Under a government which imprisons unjustly, the true place for a just man is also a prison. The proper place today, the only place which Massachusetts has provided for her freer and less despondent spirits, is in her prisons, to be put out and locked out of the State by her own act, as they have already put themselves out by their principles. It is there that the fugitive slave, and the Mexican prisoner on parole, and the Indian come to plead the wrongs of his race should find them; on that separate but more free and honorable ground, where the State places those who are not with her, but against her–the only house in a slave State in which a free man can abide with honor.

Part of taking a principled stand means a willingness to pay the price. Martin Luther King was willing to pay the price, as was Mohandas Gandhi. Rosa Parks, who knew she risked imprisonment when she refused to move to the back of the bus, was willing to pay the price. Nelson Mandela surely paid the price and then showed tremendous grace when he had in his hands the power to get revenge . . . but didn’t.

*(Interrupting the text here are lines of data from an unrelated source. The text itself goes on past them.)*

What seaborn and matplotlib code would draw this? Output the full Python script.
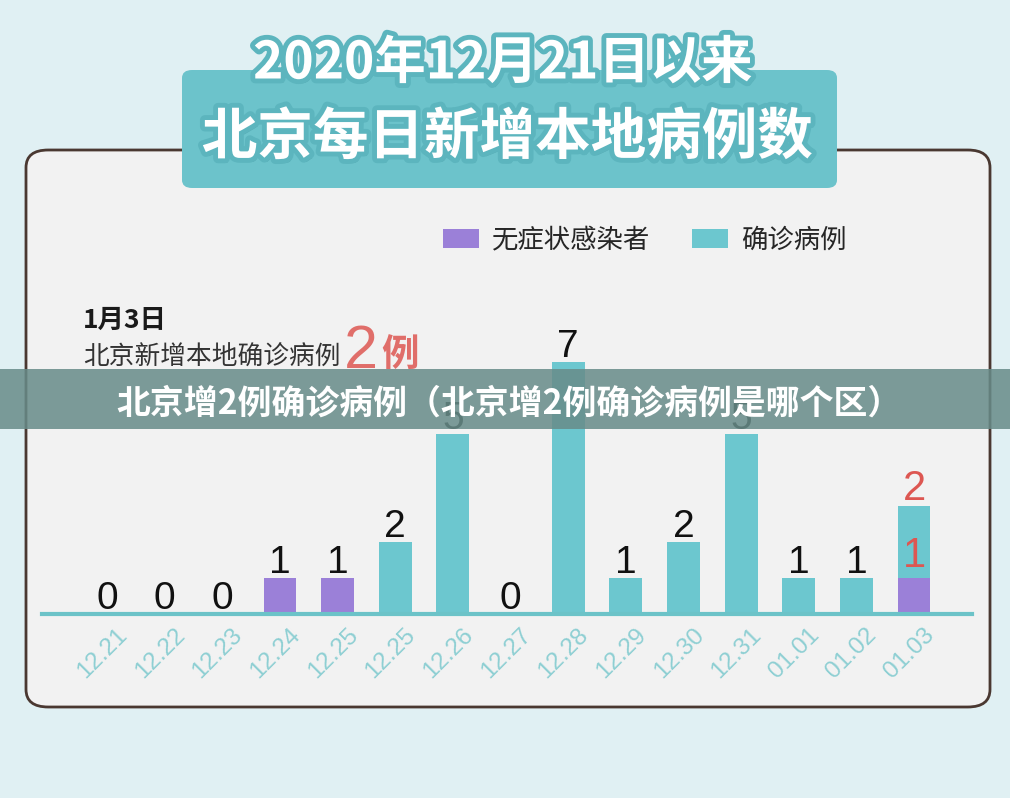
import pandas as pd
import numpy as np
import matplotlib
matplotlib.use("Agg")
import matplotlib.pyplot as plt
import matplotlib.patheffects as pe
from matplotlib.patches import FancyBboxPatch, Rectangle
from matplotlib.transforms import ScaledTranslation
import seaborn as sns

# dados
datas = ["12.21", "12.22", "12.23", "12.24", "12.25", "12.25", "12.26", "12.27",
         "12.28", "12.29", "12.30", "12.31", "01.01", "01.02", "01.03"]
assintomaticos = [0, 0, 0, 1, 1, 0, 0, 0, 0, 0, 0, 0, 0, 0, 1]
confirmados = [0, 0, 0, 0, 0, 2, 5, 0, 7, 1, 2, 5, 1, 1, 2]

titulo1 = "2020年12月21日以来"
titulo2 = "北京每日新增本地病例数"
nota_data = "1月3日"
nota_texto = "北京新增本地确诊病例"
nota_num = "2"
nota_unid = "例"
faixa = "北京增2例确诊病例（北京增2例确诊病例是哪个区）"
leg_assint = "无症状感染者"
leg_conf = "确诊病例"

ROXO = "#9b80d8"
AZUL = "#6cc7cf"
VERMELHO = "#dd5752"
FUNDO = "#e0f0f3"

sns.set_theme(style="white")
plt.rcParams['font.family'] = ['Liberation Sans', 'Noto Sans CJK SC', 'DejaVu Sans']
CJK = ['Noto Sans CJK SC', 'DejaVu Sans']

W, H = 1010, 798


def fx(px):
      return px / W


def fy(py):
      return 1 - py / H


df = pd.DataFrame({
      "pos": np.arange(len(datas)),
      "data": datas,
      "assint": assintomaticos,
      "conf": confirmados,
})
df["total"] = df["assint"] + df["conf"]

fig = plt.figure(figsize=(W / 100, H / 100), dpi=100, facecolor=FUNDO)

# painel com borda arredondada
painel = FancyBboxPatch((fx(26), fy(707)), fx(990) - fx(26), fy(150) - fy(707),
                        boxstyle="round,pad=0,rounding_size=0.022",
                        transform=fig.transFigure, facecolor="#f2f2f2",
                        edgecolor="#4a3831", linewidth=2.0, zorder=-2)
fig.patches.append(painel)

# caixa do título
caixa = FancyBboxPatch((fx(182), fy(188)), fx(837) - fx(182), fy(70) - fy(188),
                       boxstyle="round,pad=0,rounding_size=0.01",
                       transform=fig.transFigure, facecolor="#6cc3cb",
                       edgecolor="none", zorder=2)
fig.patches.append(caixa)

efeito = [pe.SimplePatchShadow(offset=(2, -3), shadow_rgbFace="#3f8e96", alpha=0.5),
          pe.Stroke(linewidth=7, foreground="#5cb5be"), pe.Normal()]
fig.text(fx(503), fy(63), titulo1, ha="center", va="center", fontsize=37,
         fontweight="bold", color="white", family=CJK, path_effects=efeito, zorder=3)
fig.text(fx(507), fy(138), titulo2, ha="center", va="center", fontsize=40,
         fontweight="bold", color="white", family=CJK, path_effects=efeito, zorder=3)

# eixo das barras
ax = fig.add_axes([fx(42), fy(614), fx(972) - fx(42), fy(300) - fy(614)])
ax.set_facecolor("none")

sns.barplot(data=df, x="pos", y="total", orient="x", color=AZUL, width=0.57,
            errorbar=None, linewidth=0, saturation=1, label=leg_conf, ax=ax)
sns.barplot(data=df, x="pos", y="assint", orient="x", color=ROXO, width=0.57,
            errorbar=None, linewidth=0, saturation=1, label=leg_assint, ax=ax)

rotulos = [str(c if c > 0 else a) for a, c in zip(assintomaticos, confirmados)]
textos = ax.bar_label(ax.containers[0], labels=rotulos, padding=-2, fontsize=28,
                      color="#111111")
textos[-1].set_color(VERMELHO)
textos[-1].set_fontsize(30)
ultimo = len(datas) - 1
ax.text(ultimo, assintomaticos[-1] + confirmados[-1] * 0.3, str(assintomaticos[-1]),
        ha="center", va="center", fontsize=30, color=VERMELHO, zorder=5)

ax.set_xlim(-1.128, 15.006)
ax.set_ylim(0, 8.72)
ax.set_yticks([])
ax.set_xlabel("")
ax.set_ylabel("")
for lado in ["left", "right", "top"]:
      ax.spines[lado].set_visible(False)
ax.spines["bottom"].set_color("#6cc3c8")
ax.spines["bottom"].set_linewidth(3)

ax.set_xticks(df["pos"])
ax.set_xticklabels(datas, rotation=45, ha="right", va="center",
                   rotation_mode="anchor", fontsize=17.5, color="#8ecfd3")
ax.tick_params(axis="x", length=0, pad=13)
desloc = ScaledTranslation(0.17, 0, fig.dpi_scale_trans)
for lbl in ax.get_xticklabels():
      lbl.set_transform(lbl.get_transform() + desloc)

if ax.get_legend() is not None:
      ax.get_legend().remove()

handles, labels = ax.get_legend_handles_labels()
fig.legend(handles[::-1], labels[::-1], loc="center left",
           bbox_to_anchor=(fx(443), fy(240)), ncol=2, frameon=False,
           prop={"family": CJK, "size": 19}, handlelength=1.35, handleheight=0.7,
           handletextpad=0.5, columnspacing=1.6, borderpad=0, borderaxespad=0)

# anotação 1月3日
fig.text(fx(83), fy(320), nota_data, ha="left", va="center", fontsize=19,
         fontweight="bold", color="#1a1a1a", family=CJK)
fig.text(fx(83), fy(358), nota_texto, ha="left", va="center", fontsize=18.5,
         color="#333333", family=CJK)
fig.text(fx(344), fy(353), nota_num, ha="left", va="center", fontsize=44,
         color=VERMELHO, alpha=0.85)
fig.text(fx(381), fy(354), nota_unid, ha="left", va="center", fontsize=27,
         fontweight="bold", color=VERMELHO, alpha=0.85, family=CJK)

# faixa sobreposta
faixa_ret = Rectangle((0, fy(429)), 1, fy(369) - fy(429), transform=fig.transFigure,
                      facecolor="#688c89", alpha=0.86, edgecolor="none", zorder=10)
fig.patches.append(faixa_ret)
fig.text(fx(509), fy(403), faixa, ha="center", va="center", fontsize=24.4,
         fontweight="bold", color="white", family=CJK, zorder=11)

fig.savefig("out.png", dpi=100, facecolor=FUNDO)
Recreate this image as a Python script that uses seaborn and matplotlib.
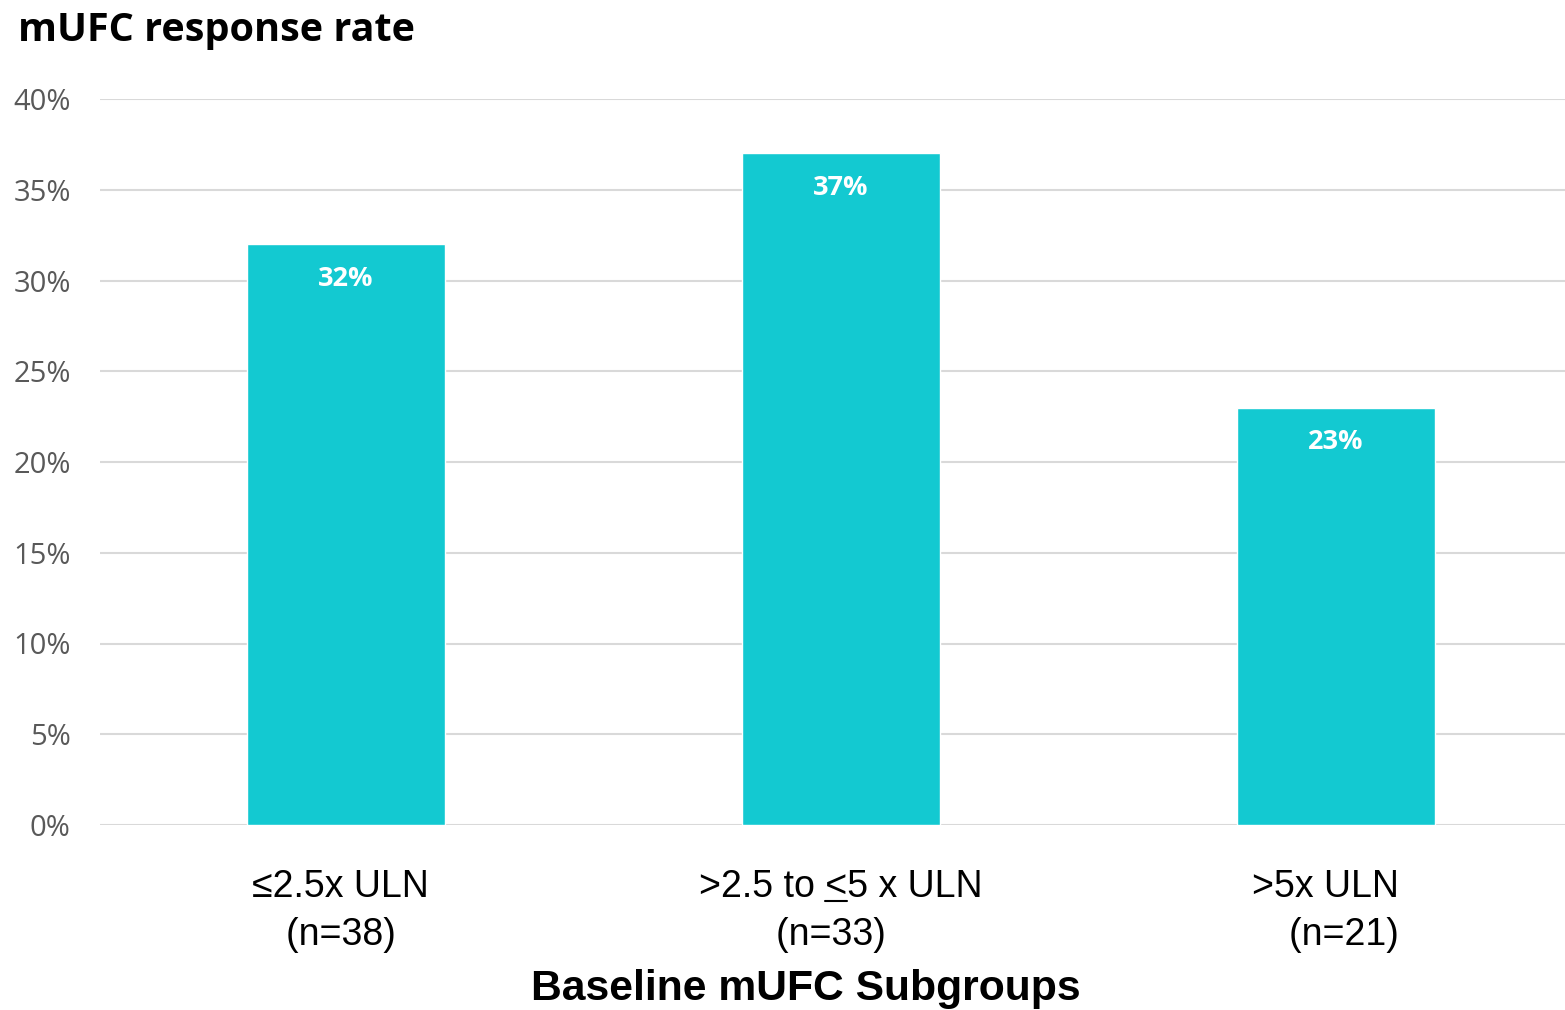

How things have changed in America. If you’re a Leftist, you get to break the law or with community norms . . . and receive only loud applause. I first realized that true, sacrificial civil disobedience is a dead letter for Lefties in February 2004, when San Francisco’s then-mayor, Gavin Newsom, suddenly announced that he was going to ignore California’s laws against same-sex marriage, and have the City issue marriage licenses to all gay couples desiring them. The Press oooh’ed and aaah’ed about his bravery, and gave him a platform he used to leverage himself to California’s Lieutenant Governorship and, he hopes, one day sees him seated in the governor’s office itself (helped by his current campaign to destroy the Second Amendment).